Para Nato, o rock e o metal andam juntos com questões sociais. "O rock sempre foi contestador, de ser contra o sistema e isso já vem desde o punk que foi influência para virar o metal mais pesado”. Para ele, é uma obrigação dos indivíduos inseridos na cena se posicionarem contra a opressão, governos autoritários, racismo, homofobia e machismo, tendo em vista que os gêneros nasceram como uma forma de manifestação contra um sistema opressor. “ A gente fazendo metal não tem outra opção. Ou se posiciona ou está sendo conivente com o sistema. Essa é a ideia do metal, do punk, o underground como um todo, ele sempre foi de contestar e ir contra o sistema. E aqui estamos nós para bater de frente com o sistema.”

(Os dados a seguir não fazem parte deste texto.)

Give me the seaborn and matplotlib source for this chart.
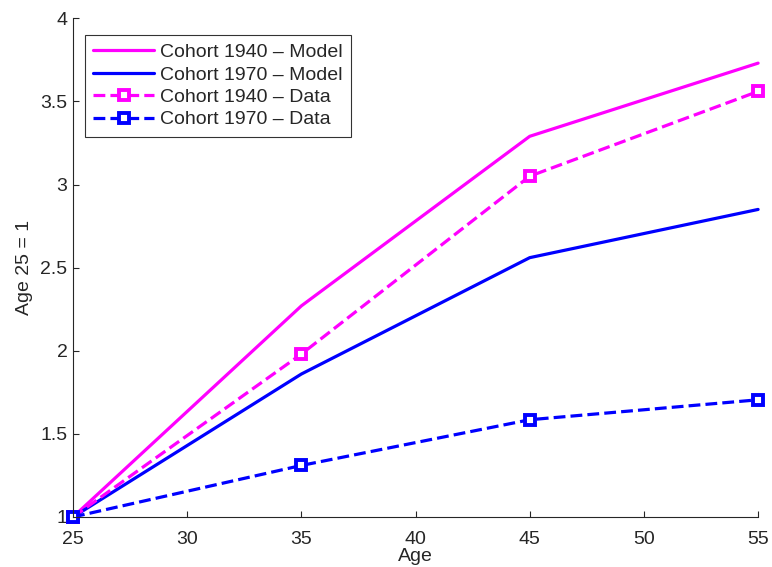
import numpy as np
import pandas as pd
import matplotlib
matplotlib.use("Agg")
import matplotlib.pyplot as plt
import seaborn as sns

# valores
ages = [25, 35, 45, 55]
model_1940 = [1.0, 2.27, 3.29, 3.73]
model_1970 = [1.0, 1.86, 2.56, 2.85]
data_1940 = [1.0, 1.98, 3.05, 3.56]
data_1970 = [1.0, 1.31, 1.585, 1.705]
labels = ["Cohort 1940 \u2013 Model", "Cohort 1970 \u2013 Model",
          "Cohort 1940 \u2013 Data", "Cohort 1970 \u2013 Data"]

sns.set_style("ticks")
plt.rcParams["font.family"] = ["Liberation Sans", "DejaVu Sans"]
plt.rcParams["xtick.direction"] = "in"
plt.rcParams["ytick.direction"] = "in"

fig = plt.figure(figsize=(7.72, 5.67), dpi=100)
ax = fig.add_axes([0.0946, 0.0882, 0.8874, 0.8796])

mag = "#ff00ff"
blu = "#0000ff"

sns.lineplot(x=ages, y=model_1940, color=mag, lw=2.3, ax=ax, label=labels[0])
sns.lineplot(x=ages, y=model_1970, color=blu, lw=2.3, ax=ax, label=labels[1])
sns.lineplot(x=ages, y=data_1940, color=mag, lw=2.3, ax=ax, label=labels[2],
             linestyle="--", dashes=(4, 3.2), marker="s", markersize=7.5,
             markerfacecolor="white", markeredgecolor=mag, markeredgewidth=2.8)
sns.lineplot(x=ages, y=data_1970, color=blu, lw=2.3, ax=ax, label=labels[3],
             linestyle="--", dashes=(4, 3.2), marker="s", markersize=7.5,
             markerfacecolor="white", markeredgecolor=blu, markeredgewidth=2.8)

ax.set_xlim(25, 55)
ax.set_ylim(1, 4)
ax.set_xticks([25, 30, 35, 40, 45, 50, 55])
ax.set_yticks([1, 1.5, 2, 2.5, 3, 3.5, 4])
ax.set_yticklabels(["1", "1.5", "2", "2.5", "3", "3.5", "4"])
ax.tick_params(labelsize=14, length=4.5, width=0.8)
ax.tick_params(axis="x", pad=10)
ax.tick_params(axis="y", pad=4)
ax.set_xlabel("Age", fontsize=14, labelpad=0)
ax.set_ylabel("Age 25 = 1", fontsize=14, labelpad=5)
for s in ["top", "right"]:
    ax.spines[s].set_visible(False)
for s in ["left", "bottom"]:
    ax.spines[s].set_linewidth(0.8)

for line in ax.lines:
    line.set_clip_on(False)

leg = ax.legend(loc="upper left", bbox_to_anchor=(0.017, 0.967), fontsize=14,
                frameon=True, fancybox=False, edgecolor="black",
                handlelength=3.1, borderpad=0.45, labelspacing=0.25,
                handletextpad=0.3, borderaxespad=0)
leg.get_frame().set_linewidth(0.8)

fig.savefig("out.png", dpi=100)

Enquanto a Psych Acid se destaca como uma das bandas pioneiras da cena na década de 1990, outras bandas, com formações mais recentes, se destacam na cena de música extrema em Caruaru e uma das principais no gênero é a Alkymenia, liderada pelo baixista e vocalista Lalo. Ele e seus dois irmãos, Sandro e Dennis, formaram a banda em 2003 tocando como autodidatas. Em entrevista, Lalo conta da paixão pelo rock que existia desde criança e como seu irmão mais velho, Sandro, foi crucial para a formação do grupo. “O desejo de se montar uma banda, de viver fazendo rock and roll, de viver levando alegria para as pessoas, viver viajando, tudo partiu das influências do nosso irmão”. Para a banda, toda a cena de rock e metal, como a cena nordestina, por completa, serve como inspiração desde sempre e ajuda a manter firme para continuar produzindo, compondo. Mesmo diante dos desafios de evoluir como músicos e de exportar seus projetos para o exterior, Lalo pontua que isso não limita o grupo a não se dedicar totalmente a banda, pois cantar é um estilo de vida para os três irmãos, indo além do exercício de uma profissão.

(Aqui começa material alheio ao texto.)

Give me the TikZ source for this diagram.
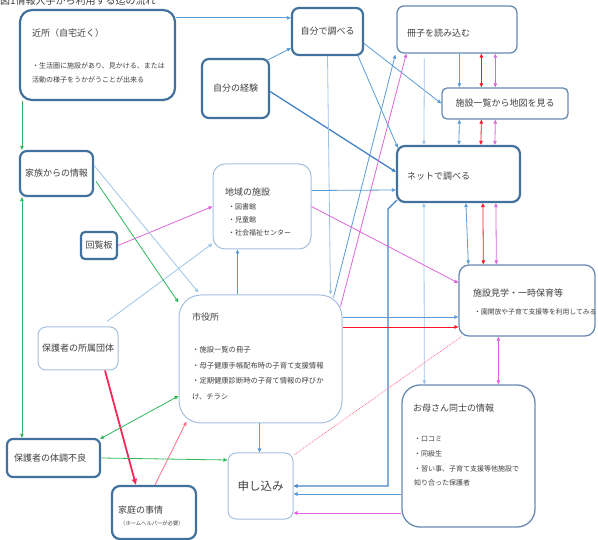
\documentclass[tikz,border=0pt]{standalone}
\usepackage{fontspec}
\setmainfont{Noto Sans CJK JP}
\usetikzlibrary{arrows.meta, calc}
\definecolor{boxdark}{RGB}{65,113,156}
\definecolor{boxmid}{RGB}{104,138,178}
\definecolor{boxlight}{RGB}{165,192,222}
\definecolor{txtgray}{RGB}{64,64,64}
\definecolor{lineblue}{RGB}{91,155,213}
\definecolor{paleblue}{RGB}{157,195,230}
\definecolor{deepblue}{RGB}{68,130,200}
\definecolor{leafgreen}{RGB}{46,184,90}
\definecolor{orchid}{RGB}{222,100,222}
\definecolor{brightred}{RGB}{255,20,40}
\definecolor{crimson}{RGB}{250,40,90}
\definecolor{rosered}{RGB}{255,110,140}
\newcommand\boxfont{\fontsize{9}{11}\selectfont}

\begin{document}
\begin{tikzpicture}[x=1pt, y=-1pt,
    bigbox/.style={draw=boxdark, line width=2.2pt, rounded corners=#1, fill=white,
                   inner sep=0pt, text=txtgray, font=\boxfont},
    bigbox/.default=7pt,
    midbox/.style={draw=boxmid, line width=1.3pt, rounded corners=#1, fill=white,
                   inner sep=0pt, text=txtgray, font=\boxfont},
    midbox/.default=7pt,
    thinbox/.style={draw=boxlight, line width=1pt, rounded corners=#1, fill=white,
                    inner sep=0pt, text=txtgray, font=\boxfont},
    thinbox/.default=8pt,
    boxtitle/.style={anchor=west, inner sep=0pt, text=txtgray, font=\boxfont},
    note/.style={anchor=north west, align=left, inner sep=0pt, text=txtgray},
    link/.style={color=#1, line width=0.8pt},
    onehead/.style={-{Triangle[length=4pt, width=3.5pt]}},
    twohead/.style={{Triangle[length=4pt, width=3.5pt]}-{Triangle[length=4pt, width=3.5pt]}}
]
    \useasboundingbox (0,0) rectangle (598,540);
    \node[anchor=base west, inner sep=0pt, text=txtgray, font=\fontsize{10}{12}\selectfont] (fig) at (0,4.5) {図1情報入手から利用する迄の流れ};

    % boxes
    \node[bigbox=12pt, minimum width=155pt, minimum height=90pt] (kinjo) at (97.5,55) {};
    \node[boxtitle] (kinjoT) at (32,33) {近所（自宅近く）};
    \node[note, font=\fontsize{7}{14}\selectfont] (kinjoN) at (32,62.3)
        {・生活圏に施設があり、見かける、または\\活動の様子をうかがうことが出来る};
    \node[bigbox, minimum width=71pt, minimum height=47pt] (shirabe) at (327.5,31.5) {自分で調べる};
    \node[bigbox, minimum width=67pt, minimum height=59pt] (keiken) at (235.5,88.5) {自分の経験};
    \node[midbox, minimum width=120pt, minimum height=47pt] (sasshi) at (457,29.5) {};
    \node[boxtitle] (sasshiT) at (407,33) {冊子を読み込む};
    \node[midbox=5pt, minimum width=126pt, minimum height=31pt] (chizu) at (505,103.5) {施設一覧から地図を見る};
    \node[bigbox=8pt, minimum width=123pt, minimum height=56pt] (net) at (458.5,174) {};
    \node[boxtitle] (netT) at (407,176) {ネットで調べる};
    \node[midbox=10pt, minimum width=136pt, minimum height=71pt] (kengaku) at (527,300.5) {};
    \node[boxtitle] (kengakuT) at (473,293) {施設見学・一時保育等};
    \node[boxtitle, font=\fontsize{6.8}{8}\selectfont] (kengakuN) at (474,312) {・園開放や子育て支援等を利用してみる};
    \node[bigbox, minimum width=73pt, minimum height=45pt] (kazoku) at (56.5,173.5) {家族からの情報};
    \node[bigbox=4pt, minimum width=36pt, minimum height=27pt] (kairan) at (99,245.5) {回覧板};
    \node[thinbox=12pt, minimum width=98pt, minimum height=85pt] (chiiki) at (262,206.5) {};
    \node[boxtitle] (chiikiT) at (225,192) {地域の施設};
    \node[note, font=\fontsize{7}{13}\selectfont] (chiikiN) at (228,203.3)
        {・図書館\\・児童館\\・社会福祉センター};
    \node[thinbox=22pt, minimum width=163pt, minimum height=128pt] (shiyakusho) at (260.5,359) {};
    \node[boxtitle] (shiyakushoT) at (192,317) {市役所};
    \node[note, font=\fontsize{7.3}{15.6}\selectfont] (shiyakushoN) at (192,346.2)
        {・施設一覧の冊子\\・母子健康手帳配布時の子育て支援情報\\・定期健康診断時の子育て情報の呼びか\\け、チラシ};
    \node[thinbox, minimum width=80pt, minimum height=43pt] (dantai) at (78,348.5) {保護者の所属団体};
    \node[midbox=18pt, minimum width=133pt, minimum height=142pt] (mama) at (468.5,456) {};
    \node[boxtitle] (mamaT) at (413,408) {お母さん同士の情報};
    \node[note, font=\fontsize{7}{14.7}\selectfont] (mamaN) at (414,436.3)
        {・口コミ\\・同級生\\・習い事、子育て支援等他施設で\\知り合った保護者};
    \node[bigbox=6pt, minimum width=93pt, minimum height=38pt] (taichou) at (53.5,458) {};
    \node[boxtitle] (taichouT) at (14,458) {保護者の体調不良};
    \node[bigbox=8pt, minimum width=84pt, minimum height=53pt] (katei) at (154,512.5) {};
    \node[boxtitle] (kateiT) at (118,510) {家庭の事情};
    \node[boxtitle, font=\fontsize{5.3}{6}\selectfont] (kateiN) at (120,523) {（ホームヘルパーが必要）};
    \node[thinbox, minimum width=65pt, minimum height=66pt, font=\fontsize{11.5}{13}\selectfont] (moushikomi) at (260.5,486) {申し込み};

    % connectors
    \draw[link=lineblue, onehead] ($(kinjo.north east)+(0,9)$) -- ($(shirabe.north west)+(0,11)$);
    \draw[link=leafgreen, onehead] ($(kinjo.south west)+(3,0)$) -- ($(kazoku.north west)+(3,0)$);
    \draw[link=leafgreen, twohead] ($(kazoku.south west)+(3,0)$) -- ($(taichou.north west)+(16,0)$);
    \draw[link=lineblue, onehead] ($(keiken.north east)+(-4,3)$) -- ($(shirabe.south west)+(0,-8)$);
    \draw[link=deepblue, line width=1.3pt, onehead] ($(keiken.east)+(0,3)$) -- ($(net.west)+(0,-2)$);
    \draw[link=lineblue, onehead] ($(shirabe.south east)+(-6,0)$) -- ($(net.north west)+(2,3)$);
    \draw[link=lineblue, onehead] ($(shirabe.east)+(0,12)$) -- (chizu.west);
    \draw[link=paleblue, onehead] ($(sasshi.south west)+(28,5)$) -- ($(net.north west)+(28,0)$);
    \draw[link=lineblue, onehead] ($(sasshi.south west)+(63,0)$) -- ($(chizu.north west)+(18,0)$);
    \draw[link=brightred, twohead] ($(sasshi.south west)+(85,0)$) -- ($(chizu.north west)+(40,0)$);
    \draw[link=orchid, twohead] ($(sasshi.south west)+(99,0)$) -- ($(chizu.north west)+(54,0)$);
    \draw[link=lineblue, twohead] ($(chizu.south west)+(18,0)$) -- ($(net.north west)+(63,0)$);
    \draw[link=brightred, twohead] ($(chizu.south west)+(40,0)$) -- ($(net.north west)+(85,0)$);
    \draw[link=orchid, twohead] ($(chizu.south west)+(54,0)$) -- ($(net.north west)+(99,0)$);
    \draw[link=lineblue, twohead] ($(net.south west)+(70,0)$) -- ($(kengaku.north west)+(10,0)$);
    \draw[link=brightred, twohead] ($(net.south west)+(87,0)$) -- ($(kengaku.north west)+(25,0)$);
    \draw[link=orchid, twohead] ($(net.south west)+(100,0)$) -- ($(kengaku.north west)+(38,0)$);
    \draw[link=paleblue, twohead] ($(net.south west)+(28,0)$) -- ($(mama.north west)+(23,0)$);
    \draw[link=orchid, twohead] ($(kengaku.south west)+(40,0)$) -- ($(mama.north west)+(97,0)$);
    \coordinate (netbend) at (388,209);
    \draw[link=deepblue, line width=1.3pt, onehead] ($(net.south west)+(1,-3)$) -- (netbend)
        -- (netbend |- moushikomi.east) -- (moushikomi.east);
    \draw[link=lineblue, onehead] ($(mama.west)+(0,38)$) -- ($(moushikomi.east)+(0,8)$);
    \draw[link=orchid, onehead] ($(mama.west)+(0,57)$) -- ($(moushikomi.east)+(0,27)$);
    \draw[rosered, line width=0.8pt, densely dotted] ($(moushikomi.north east)+(1,2)$) -- ($(kengaku.south west)+(3,0)$);
    \draw[link=lineblue, onehead] ($(shiyakusho.south)+(-1,0)$) -- ($(moushikomi.north)+(-1,0)$);
    \draw[link=lineblue, onehead] ($(shiyakusho.north west)+(59,0)$) -- ($(chiiki.south west)+(25,0)$);
    \draw[link=paleblue, onehead] (shirabe.south) -- ($(shiyakusho.north east)+(-12,0)$);
    \draw[link=lineblue, onehead] ($(shiyakusho.north east)+(-9,3)$) -- ($(sasshi.south west)+(-1,1)$);
    \draw[link=orchid, onehead] ($(shiyakusho.north east)+(-2,12)$) -- ($(sasshi.south west)+(10,0)$);
    \draw[link=lineblue, onehead] ($(shiyakusho.east)+(0,-42)$) -- ($(kengaku.west)+(0,16.5)$);
    \draw[link=brightred, onehead] ($(shiyakusho.east)+(0,-32)$) -- ($(kengaku.west)+(0,26.5)$);
    \draw[link=lineblue, onehead] ($(chiiki.east)+(0,-16)$) -- ($(net.west)+(0,16)$);
    \draw[link=orchid, onehead] (chiiki.east) -- ($(kengaku.west)+(0,-17.5)$);
    \draw[link=orchid, onehead] (kairan.east) -- (chiiki.west);
    \draw[link=paleblue, onehead] ($(dantai.north)+(29,-5)$) -- ($(chiiki.south west)+(0,-6)$);
    \draw[link=paleblue, onehead] ($(kazoku.east)+(0,-8)$) -- ($(shiyakusho.north west)+(20,-2)$);
    \draw[link=leafgreen, onehead] ($(kazoku.east)+(2,8)$) -- ($(shiyakusho.north west)+(0,8)$);
    \draw[link=crimson, line width=1.8pt, -{Triangle[length=6pt, width=5pt]}] ($(dantai.south)+(27,0)$) -- ($(katei.north west)+(25,0)$);
    \draw[link=rosered, onehead] ($(katei.north)+(1,0)$) -- ($(shiyakusho.south west)+(8,-2)$);
    \draw[link=leafgreen, onehead] (taichou.east) -- ($(moushikomi.west)+(0,-26)$);
    \draw[link=leafgreen, twohead] ($(shiyakusho.west)+(0,37)$) -- ($(taichou.north east)+(-1,1)$);
\end{tikzpicture}
\end{document}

Desde seu surgimento, a banda passou por dificuldades para fazer as gravações de seus trabalhos e entregar para o público um som profissional, pois os instrumentos que utilizavam podiam ficar distorcidos sem uma boa acústica. Precisaram ir a São Paulo e encontrar uma gravadora que pudesse dar a técnica para que suas composições pudessem chegar de maneira profissional e completa aos seus ouvintes, mas nem tudo é desventura. A internet permitiu que suas composições fossem ouvidas e compartilhadas pelo mundo, o que favoreceu levar sua arte para o exterior. Como resultado, puderem realizar turnês na Europa. Vindos do interior do Agreste e enfrentando os obstáculos de serem músicos autorais de um gênero que, embora tenha melhorado, sofria com estigmas, a banda pode ser considerada representante cultural não só de Caruaru, mas de todo Nordeste para o mundo.